◆ **EXERCISE OBJECTIVE**: Gather all lines containing the string "this" and copy them out.

····················

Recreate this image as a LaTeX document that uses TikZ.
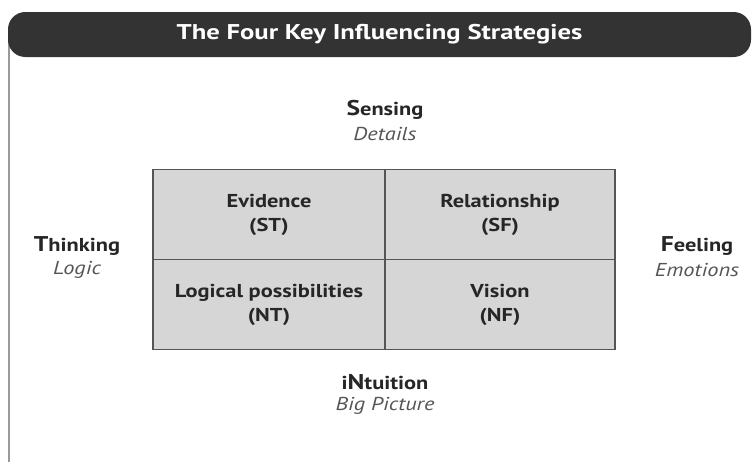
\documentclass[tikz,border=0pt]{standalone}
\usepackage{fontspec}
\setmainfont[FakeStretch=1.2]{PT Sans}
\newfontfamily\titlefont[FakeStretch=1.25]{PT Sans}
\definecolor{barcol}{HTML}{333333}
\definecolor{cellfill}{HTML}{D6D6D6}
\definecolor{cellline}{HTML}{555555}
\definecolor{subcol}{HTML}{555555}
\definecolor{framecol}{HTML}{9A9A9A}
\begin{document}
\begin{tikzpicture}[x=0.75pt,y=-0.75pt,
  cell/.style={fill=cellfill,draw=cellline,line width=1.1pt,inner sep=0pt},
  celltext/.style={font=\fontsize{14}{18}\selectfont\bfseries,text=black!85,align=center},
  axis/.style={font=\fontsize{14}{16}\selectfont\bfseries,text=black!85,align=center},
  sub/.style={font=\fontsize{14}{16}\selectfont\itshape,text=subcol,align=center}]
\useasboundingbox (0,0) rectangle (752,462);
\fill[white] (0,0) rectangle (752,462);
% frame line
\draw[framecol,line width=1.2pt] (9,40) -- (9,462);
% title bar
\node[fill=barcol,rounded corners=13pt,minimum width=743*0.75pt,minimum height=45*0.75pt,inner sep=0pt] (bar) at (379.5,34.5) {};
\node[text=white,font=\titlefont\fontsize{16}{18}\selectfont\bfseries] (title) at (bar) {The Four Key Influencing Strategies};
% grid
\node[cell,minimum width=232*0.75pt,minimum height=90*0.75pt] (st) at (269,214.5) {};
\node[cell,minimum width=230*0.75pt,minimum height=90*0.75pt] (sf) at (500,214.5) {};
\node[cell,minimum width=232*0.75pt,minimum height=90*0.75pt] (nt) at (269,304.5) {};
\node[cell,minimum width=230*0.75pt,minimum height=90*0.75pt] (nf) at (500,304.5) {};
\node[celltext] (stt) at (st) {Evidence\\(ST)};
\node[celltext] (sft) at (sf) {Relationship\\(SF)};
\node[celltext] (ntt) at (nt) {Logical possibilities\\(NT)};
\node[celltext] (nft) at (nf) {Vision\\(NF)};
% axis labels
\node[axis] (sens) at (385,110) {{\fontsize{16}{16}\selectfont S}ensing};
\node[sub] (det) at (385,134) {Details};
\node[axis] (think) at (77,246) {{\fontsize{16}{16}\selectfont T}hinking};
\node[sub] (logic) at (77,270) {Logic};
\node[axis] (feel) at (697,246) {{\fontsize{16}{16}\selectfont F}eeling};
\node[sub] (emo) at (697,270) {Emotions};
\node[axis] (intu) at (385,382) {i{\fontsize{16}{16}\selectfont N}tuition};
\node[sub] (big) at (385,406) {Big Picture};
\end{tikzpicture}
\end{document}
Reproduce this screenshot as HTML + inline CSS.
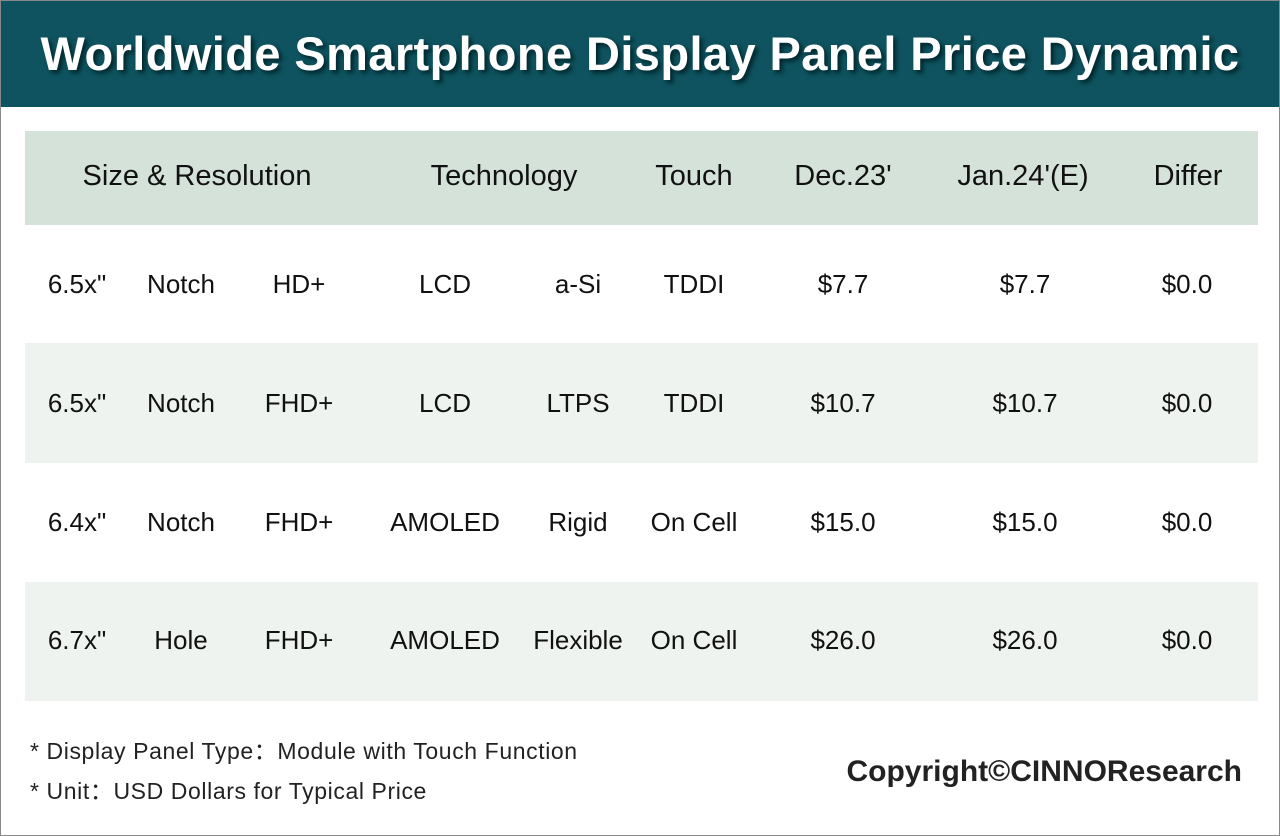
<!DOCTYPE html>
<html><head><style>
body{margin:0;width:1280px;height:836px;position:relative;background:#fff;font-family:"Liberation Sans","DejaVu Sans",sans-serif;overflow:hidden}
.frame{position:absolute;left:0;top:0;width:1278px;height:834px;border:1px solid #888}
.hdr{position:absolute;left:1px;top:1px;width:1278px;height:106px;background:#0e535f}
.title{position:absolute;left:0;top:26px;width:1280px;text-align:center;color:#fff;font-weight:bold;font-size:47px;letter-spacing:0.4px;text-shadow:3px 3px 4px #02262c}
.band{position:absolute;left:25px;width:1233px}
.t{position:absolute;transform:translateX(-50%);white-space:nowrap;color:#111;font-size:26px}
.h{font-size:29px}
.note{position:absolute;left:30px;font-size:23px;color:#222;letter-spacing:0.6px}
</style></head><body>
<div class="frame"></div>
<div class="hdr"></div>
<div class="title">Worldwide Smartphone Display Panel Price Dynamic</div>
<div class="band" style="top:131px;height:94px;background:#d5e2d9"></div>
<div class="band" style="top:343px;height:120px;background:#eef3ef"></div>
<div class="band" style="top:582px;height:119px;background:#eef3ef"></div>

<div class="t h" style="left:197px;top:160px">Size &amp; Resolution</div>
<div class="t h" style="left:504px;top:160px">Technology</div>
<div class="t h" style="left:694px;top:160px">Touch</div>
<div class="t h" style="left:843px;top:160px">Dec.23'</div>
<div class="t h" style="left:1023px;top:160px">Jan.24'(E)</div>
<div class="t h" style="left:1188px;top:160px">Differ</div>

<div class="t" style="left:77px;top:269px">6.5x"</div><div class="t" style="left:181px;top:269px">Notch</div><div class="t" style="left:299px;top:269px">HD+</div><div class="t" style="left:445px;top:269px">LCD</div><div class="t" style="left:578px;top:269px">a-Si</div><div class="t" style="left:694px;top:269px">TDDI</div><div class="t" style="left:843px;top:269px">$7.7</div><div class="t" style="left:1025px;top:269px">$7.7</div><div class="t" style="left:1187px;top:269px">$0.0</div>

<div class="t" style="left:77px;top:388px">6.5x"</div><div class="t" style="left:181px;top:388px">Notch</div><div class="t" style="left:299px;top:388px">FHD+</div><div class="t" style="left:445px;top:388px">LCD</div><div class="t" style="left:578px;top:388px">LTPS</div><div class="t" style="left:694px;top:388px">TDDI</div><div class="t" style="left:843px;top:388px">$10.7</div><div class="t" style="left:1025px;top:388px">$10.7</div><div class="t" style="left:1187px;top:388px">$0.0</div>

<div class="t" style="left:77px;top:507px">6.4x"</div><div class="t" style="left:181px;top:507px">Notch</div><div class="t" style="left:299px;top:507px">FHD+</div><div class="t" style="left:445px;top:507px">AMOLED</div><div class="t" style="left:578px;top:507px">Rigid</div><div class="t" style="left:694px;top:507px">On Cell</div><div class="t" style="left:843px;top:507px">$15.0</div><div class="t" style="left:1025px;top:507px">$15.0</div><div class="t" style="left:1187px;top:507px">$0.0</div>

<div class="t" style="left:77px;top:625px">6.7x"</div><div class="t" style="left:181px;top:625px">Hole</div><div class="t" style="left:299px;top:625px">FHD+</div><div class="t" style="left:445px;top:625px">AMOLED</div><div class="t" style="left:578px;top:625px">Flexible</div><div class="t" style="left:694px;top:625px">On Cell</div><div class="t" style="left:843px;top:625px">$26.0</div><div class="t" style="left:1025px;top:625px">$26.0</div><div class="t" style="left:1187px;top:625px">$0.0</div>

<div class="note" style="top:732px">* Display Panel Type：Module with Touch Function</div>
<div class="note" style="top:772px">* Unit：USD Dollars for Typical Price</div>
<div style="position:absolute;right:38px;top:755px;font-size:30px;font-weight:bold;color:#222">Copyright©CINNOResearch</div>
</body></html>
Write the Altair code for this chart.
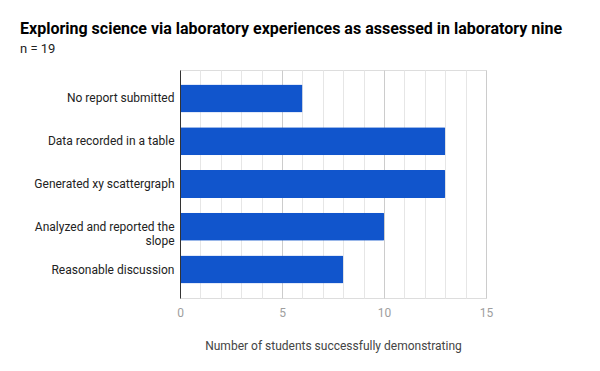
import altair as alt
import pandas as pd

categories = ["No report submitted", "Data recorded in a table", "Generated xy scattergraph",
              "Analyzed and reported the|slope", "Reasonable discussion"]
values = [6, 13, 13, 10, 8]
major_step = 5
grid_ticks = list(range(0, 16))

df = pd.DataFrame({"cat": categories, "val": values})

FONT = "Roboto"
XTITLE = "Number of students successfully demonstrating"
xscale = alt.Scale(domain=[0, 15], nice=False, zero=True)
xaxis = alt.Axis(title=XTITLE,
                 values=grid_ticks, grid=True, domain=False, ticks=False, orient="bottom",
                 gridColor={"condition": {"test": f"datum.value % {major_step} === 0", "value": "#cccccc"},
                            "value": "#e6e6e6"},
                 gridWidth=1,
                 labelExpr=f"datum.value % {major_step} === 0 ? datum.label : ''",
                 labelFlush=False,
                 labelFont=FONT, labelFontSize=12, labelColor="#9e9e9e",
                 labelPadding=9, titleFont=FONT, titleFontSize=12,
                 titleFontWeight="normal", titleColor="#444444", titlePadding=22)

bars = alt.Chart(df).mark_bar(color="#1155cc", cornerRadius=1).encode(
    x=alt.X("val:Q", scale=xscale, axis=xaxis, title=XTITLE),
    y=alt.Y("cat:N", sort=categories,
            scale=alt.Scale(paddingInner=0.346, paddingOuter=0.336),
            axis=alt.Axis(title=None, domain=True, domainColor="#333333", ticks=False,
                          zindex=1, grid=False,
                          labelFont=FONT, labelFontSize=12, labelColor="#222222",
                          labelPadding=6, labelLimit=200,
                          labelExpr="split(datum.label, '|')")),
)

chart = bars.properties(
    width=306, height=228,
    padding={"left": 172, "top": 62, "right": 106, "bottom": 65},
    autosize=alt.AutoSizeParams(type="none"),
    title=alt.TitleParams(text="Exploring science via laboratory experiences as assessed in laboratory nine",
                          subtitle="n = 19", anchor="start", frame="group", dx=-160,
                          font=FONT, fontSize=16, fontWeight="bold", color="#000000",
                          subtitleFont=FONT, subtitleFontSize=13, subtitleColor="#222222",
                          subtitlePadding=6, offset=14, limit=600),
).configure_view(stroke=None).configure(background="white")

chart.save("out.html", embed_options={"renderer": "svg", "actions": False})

····················

◆ **COMPLETE ANSWER**:
Recreate this image as a LaTeX document that uses TikZ.
Reproduce this screenshot as HTML + inline CSS.
Write the Altair code for this chart.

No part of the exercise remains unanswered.